A proposta também foi apresentado a Tony Blair, ex-primeiro-ministro britânico que dirige um instituto que assessora o governo saudita em projetos de modernização. Um empresário palestino, que pediu para não ser nomeado para proteger seus parentes de retaliação em Gaza, também esteve envolvido em promover a ideia para autoridades americanas.
Questionado sobre o plano, o ministério das Relações Exteriores dos Emirados Árabes Unidos disse em comunicado que o governo não participará de nenhum esforço de reconstrução em Gaza "até que exista um acordo sobre um roteiro para uma solução política para o conflito, que inclua um caminho transparente, oportuno e vinculativo para todas as partes e que leve ao estabelecimento da solução de dois Estados, com um Estado Palestino independente".
Um funcionário saudita, falando sob condição de anonimato para atender ao protocolo do governo, rejeitou a proposta porque não criava um "caminho credível e irreversível" em direção à soberania palestina ou garantia o envolvimento da Autoridade Palestina. O mesmo funcionário negou que as autoridades sauditas tenham sido previamente informadas sobre o plano. Um porta-voz do governo egípcio se recusou a comentar.
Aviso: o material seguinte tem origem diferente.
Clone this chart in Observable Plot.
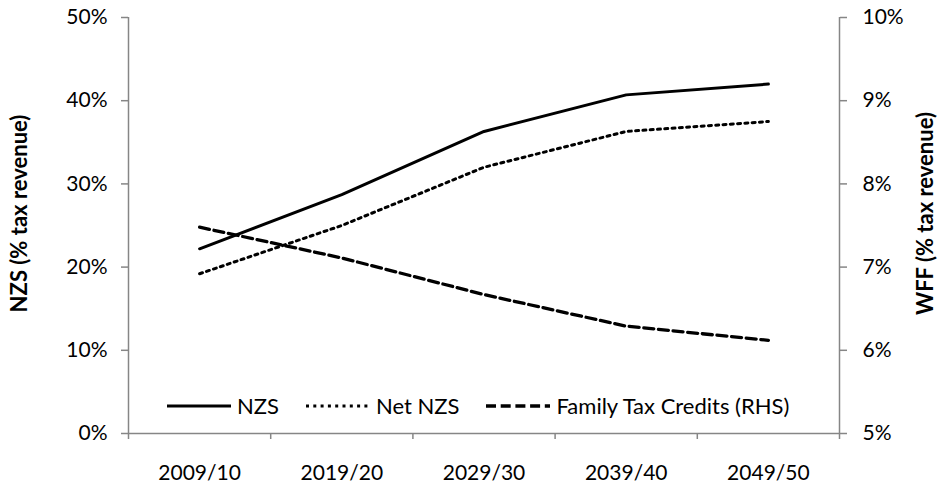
<!DOCTYPE html>
<html>
<head>
<meta charset="utf-8">
<script src="https://cdn.jsdelivr.net/npm/d3@7"></script>
<script src="https://cdn.jsdelivr.net/npm/@observablehq/plot@0.6"></script>
<style>
  html, body { margin: 0; padding: 0; background: #fff; }
  #wrap { position: relative; width: 940px; height: 492px; font-family: Lato, "Open Sans", sans-serif; }
  #legend { position: absolute; left: 167px; top: 392px; display: flex; align-items: center; font-size: 22px; color: #000; white-space: nowrap; }
  #legend .item { display: flex; align-items: center; margin-right: 27px; }
  #legend svg { margin-right: 6px; }
</style>
</head>
<body>
<div id="wrap"></div>
<script>
const years = ["2009/10", "2019/20", "2029/30", "2039/40", "2049/50"];
const nzs = [22.2, 28.7, 36.3, 40.7, 42.0];
const netNzs = [19.2, 25.0, 32.0, 36.3, 37.5];
const familyTaxCredits = [7.48, 7.11, 6.67, 6.29, 6.12];
const leftTicks = [0, 10, 20, 30, 40, 50];
const rightTicks = [5, 6, 7, 8, 9, 10];
const leftTitle = "NZS (% tax revenue)";
const rightTitle = "WFF (% tax revenue)";
const seriesNames = ["NZS", "Net NZS", "Family Tax Credits (RHS)"];

// right axis (5%–10%) mapped onto left scale (0%–50%)
const toLeft = v => (v - 5) * 10;
const idx = years.map((_, i) => i);
const bounds = d3.range(-0.5, years.length, 1);

const gray = "#868686";
const styles = [
  {stroke: "#000", strokeWidth: 3},
  {stroke: "#000", strokeWidth: 3, strokeDasharray: "3,4.3"},
  {stroke: "#000", strokeWidth: 3.3, strokeDasharray: "10,4.7"}
];

const chart = Plot.plot({
  width: 940,
  height: 492,
  marginLeft: 128,
  marginRight: 101,
  marginTop: 17,
  marginBottom: 59,
  style: {fontFamily: "Lato, 'Open Sans', sans-serif", fontSize: "21px", color: "#000", background: "#fff"},
  x: {domain: [-0.5, years.length - 0.5], axis: null},
  y: {domain: [0, 50], axis: null},
  marks: [
    Plot.ruleY([0], {stroke: gray, strokeWidth: 1.5}),
    Plot.ruleX([-0.5, years.length - 0.5], {stroke: gray, strokeWidth: 1.5}),
    Plot.axisX(bounds, {anchor: "bottom", tickSize: 6, tickFormat: () => "", stroke: gray, strokeWidth: 1.5, label: null}),
    Plot.axisX(idx, {anchor: "bottom", tickSize: 0, tickPadding: 32, tickFormat: i => years[i], fill: "#000", fontSize: 21, label: null}),
    Plot.axisY(leftTicks, {anchor: "left", tickSize: 7, tickPadding: 14, tickFormat: d => d + "%", stroke: gray, strokeWidth: 1.5, fill: "#000", fontSize: 21, label: null}),
    Plot.axisY(rightTicks.map(toLeft), {anchor: "right", tickSize: 7, tickPadding: 16, tickFormat: (d, i) => rightTicks[i] + "%", stroke: gray, strokeWidth: 1.5, fill: "#000", fontSize: 21, label: null}),
    Plot.text([leftTitle], {frameAnchor: "left", rotate: -90, dx: -109, dy: -12, fontWeight: "bold", fontSize: 22, fill: "#000", textAnchor: "middle", lineAnchor: "middle"}),
    Plot.text([rightTitle], {frameAnchor: "right", rotate: -90, dx: 86, dy: -12, fontWeight: "bold", fontSize: 22, fill: "#000", textAnchor: "middle", lineAnchor: "middle"}),
    Plot.line(nzs, {x: (d, i) => i, y: d => d, ...styles[0]}),
    Plot.line(netNzs, {x: (d, i) => i, y: d => d, ...styles[1]}),
    Plot.line(familyTaxCredits, {x: (d, i) => i, y: d => toLeft(d), ...styles[2]})
  ]
});

const wrap = document.getElementById("wrap");
wrap.appendChild(chart);

// legend overlay
const legend = document.createElement("div");
legend.id = "legend";
seriesNames.forEach((name, k) => {
  const item = document.createElement("div");
  item.className = "item";
  const s = styles[k];
  item.innerHTML = `<svg width="64" height="10"><line x1="0" x2="64" y1="5" y2="5" stroke="${s.stroke}" stroke-width="${s.strokeWidth}" ${s.strokeDasharray ? `stroke-dasharray="${s.strokeDasharray}"` : ""}/></svg><span>${name}</span>`;
  legend.appendChild(item);
});
wrap.appendChild(legend);
</script>
</body>
</html>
O objetivo dos empresários é obter apoio internacional para a ideia para persuadir Netanyahu de que valeria a pena embarcar na difícil tarefa de obter apoio doméstico para ela.
O governo de coalizão de Netanyahu poderia entrar em colapso se ele formalmente apoiasse um plano que não descartasse definitivamente a criação de um Estado Palestino. Membros da extrema direita de sua coalizão se opõem veementemente à soberania palestina e querem restabelecer assentamentos israelenses em Gaza. Eles ameaçaram derrubar o governo se Netanyahu encerrar a guerra em Gaza sem antes eliminar o Hamas.
Pesquisas mostram que a maioria dos israelenses também se opõe à criação de um Estado Palestino, o que muitos consideram que seria uma recompensa ao Hamas por liderar o ataque terrorista que matou cerca de 1,2 mil pessoas em 7 de outubro.
Restauração de legado
Cauteloso em relação a ambos, o colapso de seu governo e a perda de apoio em uma subsequente campanha eleitoral, Netanyahu repetidamente expressou sua oposição a um Estado Palestino nos últimos meses, prometendo manter o controle israelense sobre a Cisjordânia e Gaza.
Mas analistas e alguns de seus aliados acreditam que ele estaria disposto a deixar aberta a possibilidade teórica de soberania palestina se isso permitisse que ele selasse um acordo histórico de normalização com a Arábia Saudita.
Estabelecer laços diplomáticos com o Estado árabe mais influente permitiria a Netanyahu restaurar parte de seu legado político, que foi manchado pelo ataque liderado pelo Hamas em Israel, o ataque individual mais mortal na história israelense, ocorreu sob sua supervisão.
— Ele quer esse legado — disse Nadav Shtrauchler, analista político israelense e ex-estrategista do primeiro-ministro. — Por outro lado, um, ele não acredita na solução de dois Estados. Dois, ele não pode vendê-la para sua base.